* WHAT YOU SHOULD DO:
Write out the entire listing below exactly, with the pictures left out.

[START OF COLLECTED DATA]

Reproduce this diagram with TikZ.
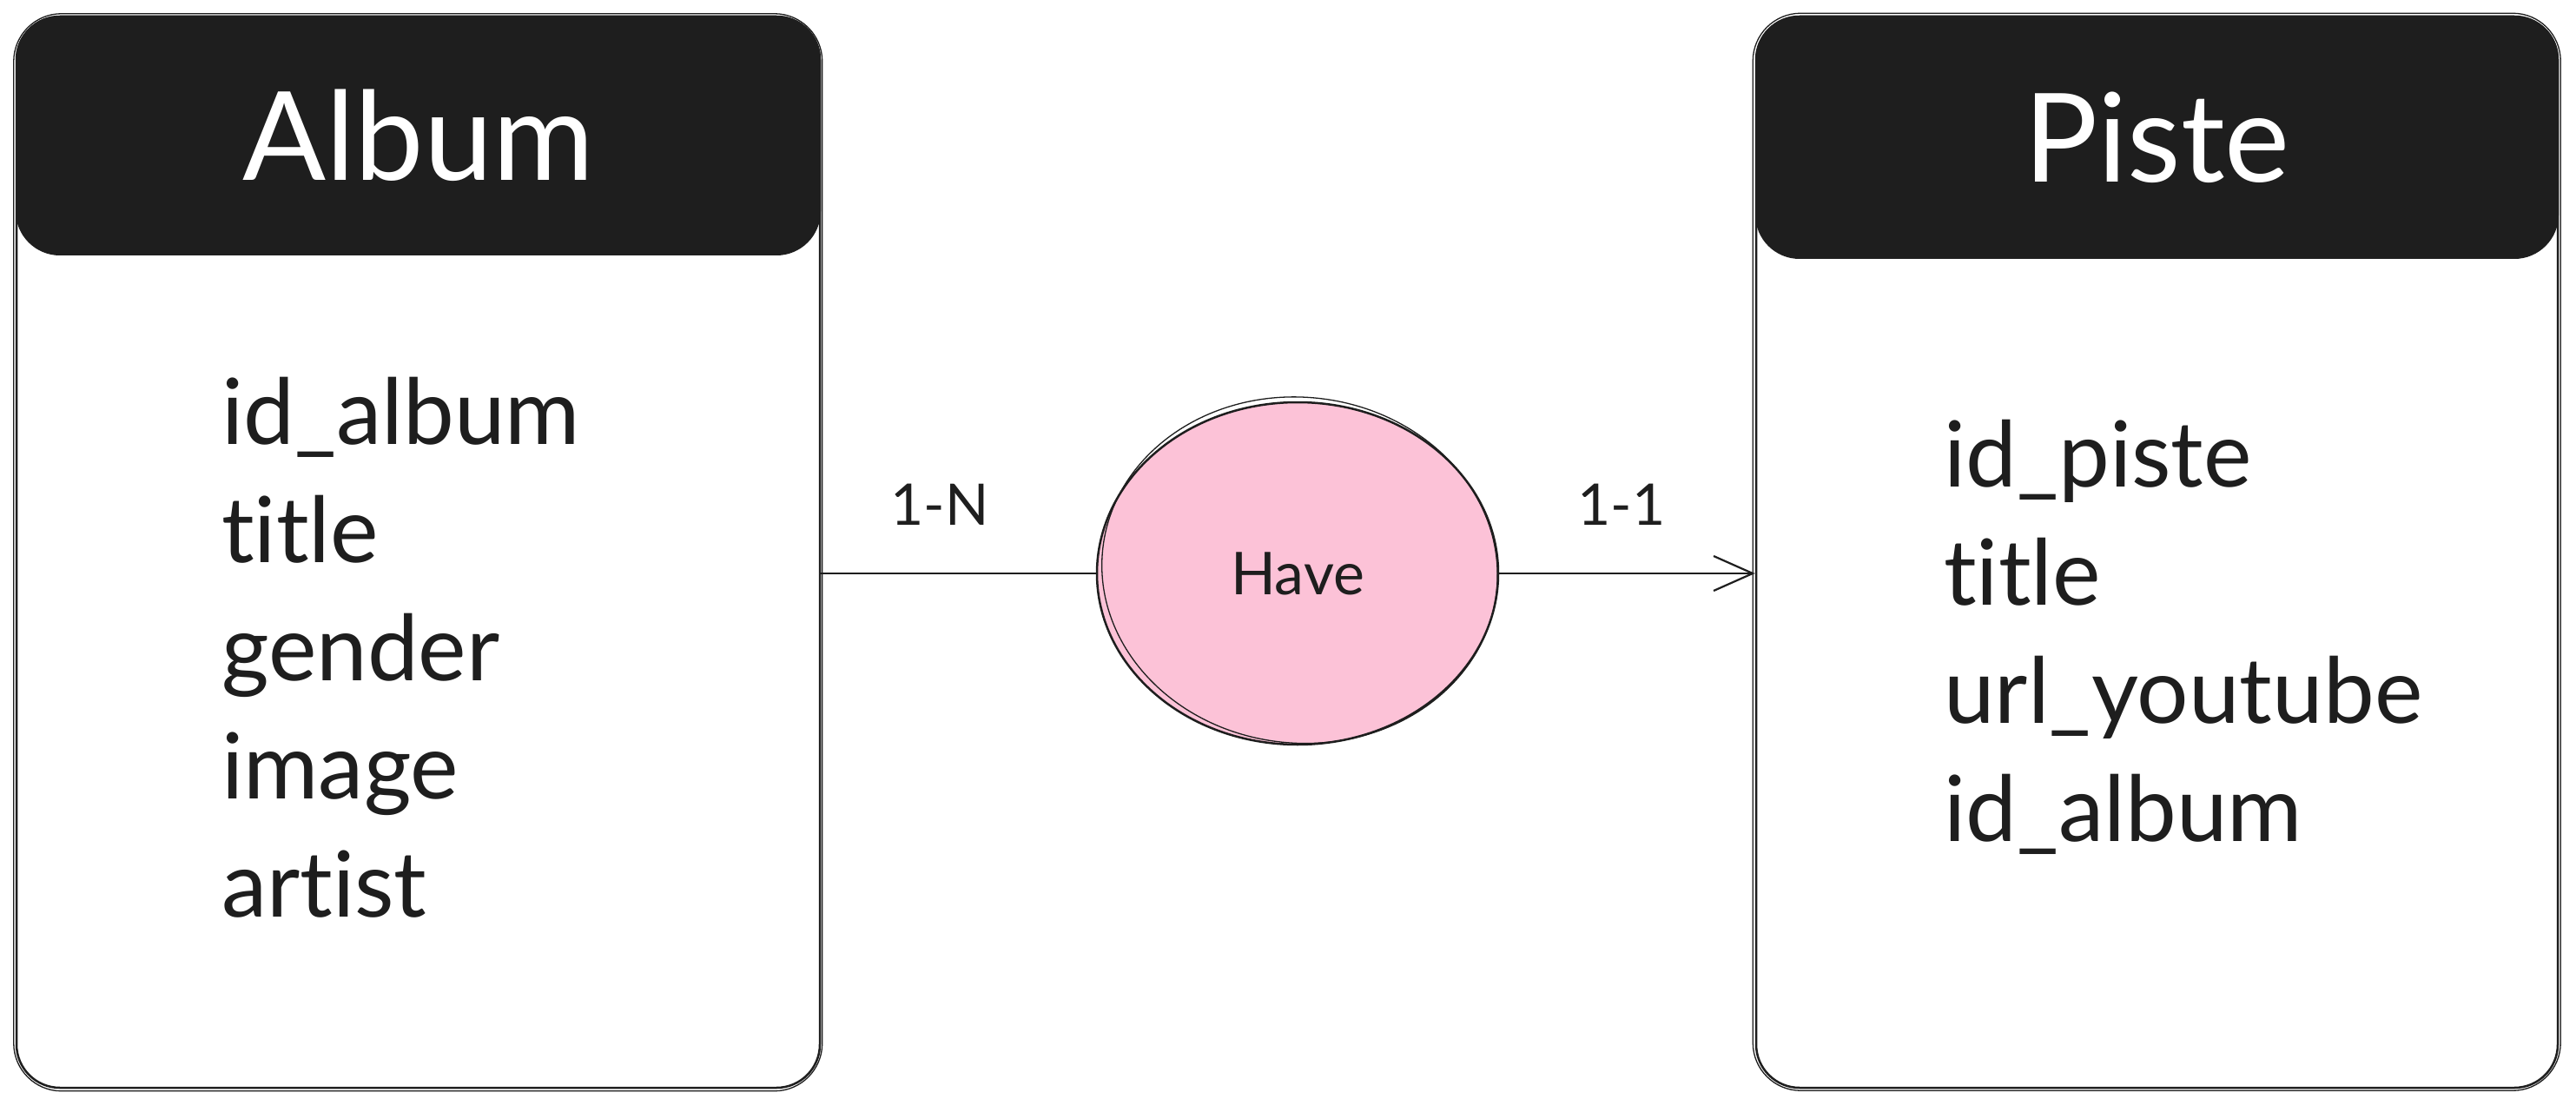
\documentclass[tikz,border=0pt]{standalone}
\usepackage{fontspec}
\setmainfont{Lato}[Ligatures={NoCommon,NoContextual}]
\usetikzlibrary{arrows.meta,shapes.geometric}
\definecolor{ink}{HTML}{1E1E1E}
\definecolor{rose}{HTML}{FCC2D7}
\begin{document}
\begin{tikzpicture}[x=1pt,y=-1pt, line join=round, line cap=round,
  entity/.style={draw=ink, line width=2.5pt, rounded corners=50pt, minimum height=1233pt, inner sep=0pt},
  header/.style={fill=ink, draw=ink, line width=2pt, rounded corners=50pt, text=white, font=\fontsize{142}{142}\selectfont, inner sep=0pt},
  sketch/.style={draw=ink, line width=1.3pt, rounded corners=55pt},
  attr/.style={anchor=base west, text=ink, font=\fontsize{105}{105}\selectfont, inner sep=0pt},
  rel/.style={ellipse, draw=ink, fill=rose, line width=2.5pt, minimum width=462pt, minimum height=394pt, inner sep=0pt, text=ink, font=\fontsize{68}{68}\selectfont},
  card/.style={text=ink, font=\fontsize{66}{66}\selectfont, inner sep=0pt},
  link/.style={draw=ink, line width=2.5pt}]
\useasboundingbox (0,0) rectangle (2966,1273);
\fill[white] (0,0) rectangle (2966,1273);

% Album entity
\node[entity, minimum width=925pt] (album) at (481.5,635.5) {};
\draw[sketch] ([xshift=-2pt,yshift=2pt]album.north west) rectangle ([xshift=1.5pt,yshift=-2.5pt]album.south east);
\node[header, minimum width=925pt, minimum height=274pt] (albumhead) at (481.5,156) {Album};
\node[attr] (a1) at (255,511) {id\_album};
\node[attr] (a2) at (255,647) {title};
\node[attr] (a3) at (255,783) {gender};
\node[attr] (a4) at (255,919) {image};
\node[attr] (a5) at (255,1055) {artist};

% Piste entity
\node[entity, minimum width=923pt] (piste) at (2483.5,635.5) {};
\draw[sketch] ([xshift=-2.5pt,yshift=2.5pt]piste.north west) rectangle ([xshift=2pt,yshift=-2pt]piste.south east);
\node[header, minimum width=923pt, minimum height=278pt] (pistehead) at (2483.5,158) {Piste};
\node[attr] (p1) at (2238,560) {id\_piste};
\node[attr] (p2) at (2238,696) {title};
\node[attr] (p3) at (2238,832) {url\_youtube};
\node[attr] (p4) at (2238,968) {id\_album};

% Relationship
\node[rel] (have) at (1494,660) {Have};
\draw[draw=ink, line width=1.3pt, rotate around={-6:(1494,660)}] (1496,656) ellipse (228pt and 199pt);

% Connectors
\draw[link] (have.west) -- (have.west -| album.east);
\draw[link, -{Straight Barb[length=45pt,width=40pt,line width=2.2pt]}] (have.east) -- (have.east -| piste.west);

% Cardinalities
\node[card] (c1) at (1082,581) {1-N};
\node[card] (c2) at (1867,581) {1-1};
\end{tikzpicture}
\end{document}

[END OF COLLECTED DATA]

* SOLUTION TO THE EXERCISE:
Reproduce this diagram with TikZ.
\documentclass[tikz,border=0pt]{standalone}
\usepackage{fontspec}
\setmainfont{Lato}[Ligatures={NoCommon,NoContextual}]
\usetikzlibrary{arrows.meta,shapes.geometric}
\definecolor{ink}{HTML}{1E1E1E}
\definecolor{rose}{HTML}{FCC2D7}
\begin{document}
\begin{tikzpicture}[x=1pt,y=-1pt, line join=round, line cap=round,
  entity/.style={draw=ink, line width=2.5pt, rounded corners=50pt, minimum height=1233pt, inner sep=0pt},
  header/.style={fill=ink, draw=ink, line width=2pt, rounded corners=50pt, text=white, font=\fontsize{142}{142}\selectfont, inner sep=0pt},
  sketch/.style={draw=ink, line width=1.3pt, rounded corners=55pt},
  attr/.style={anchor=base west, text=ink, font=\fontsize{105}{105}\selectfont, inner sep=0pt},
  rel/.style={ellipse, draw=ink, fill=rose, line width=2.5pt, minimum width=462pt, minimum height=394pt, inner sep=0pt, text=ink, font=\fontsize{68}{68}\selectfont},
  card/.style={text=ink, font=\fontsize{66}{66}\selectfont, inner sep=0pt},
  link/.style={draw=ink, line width=2.5pt}]
\useasboundingbox (0,0) rectangle (2966,1273);
\fill[white] (0,0) rectangle (2966,1273);

% Album entity
\node[entity, minimum width=925pt] (album) at (481.5,635.5) {};
\draw[sketch] ([xshift=-2pt,yshift=2pt]album.north west) rectangle ([xshift=1.5pt,yshift=-2.5pt]album.south east);
\node[header, minimum width=925pt, minimum height=274pt] (albumhead) at (481.5,156) {Album};
\node[attr] (a1) at (255,511) {id\_album};
\node[attr] (a2) at (255,647) {title};
\node[attr] (a3) at (255,783) {gender};
\node[attr] (a4) at (255,919) {image};
\node[attr] (a5) at (255,1055) {artist};

% Piste entity
\node[entity, minimum width=923pt] (piste) at (2483.5,635.5) {};
\draw[sketch] ([xshift=-2.5pt,yshift=2.5pt]piste.north west) rectangle ([xshift=2pt,yshift=-2pt]piste.south east);
\node[header, minimum width=923pt, minimum height=278pt] (pistehead) at (2483.5,158) {Piste};
\node[attr] (p1) at (2238,560) {id\_piste};
\node[attr] (p2) at (2238,696) {title};
\node[attr] (p3) at (2238,832) {url\_youtube};
\node[attr] (p4) at (2238,968) {id\_album};

% Relationship
\node[rel] (have) at (1494,660) {Have};
\draw[draw=ink, line width=1.3pt, rotate around={-6:(1494,660)}] (1496,656) ellipse (228pt and 199pt);

% Connectors
\draw[link] (have.west) -- (have.west -| album.east);
\draw[link, -{Straight Barb[length=45pt,width=40pt,line width=2.2pt]}] (have.east) -- (have.east -| piste.west);

% Cardinalities
\node[card] (c1) at (1082,581) {1-N};
\node[card] (c2) at (1867,581) {1-1};
\end{tikzpicture}
\end{document}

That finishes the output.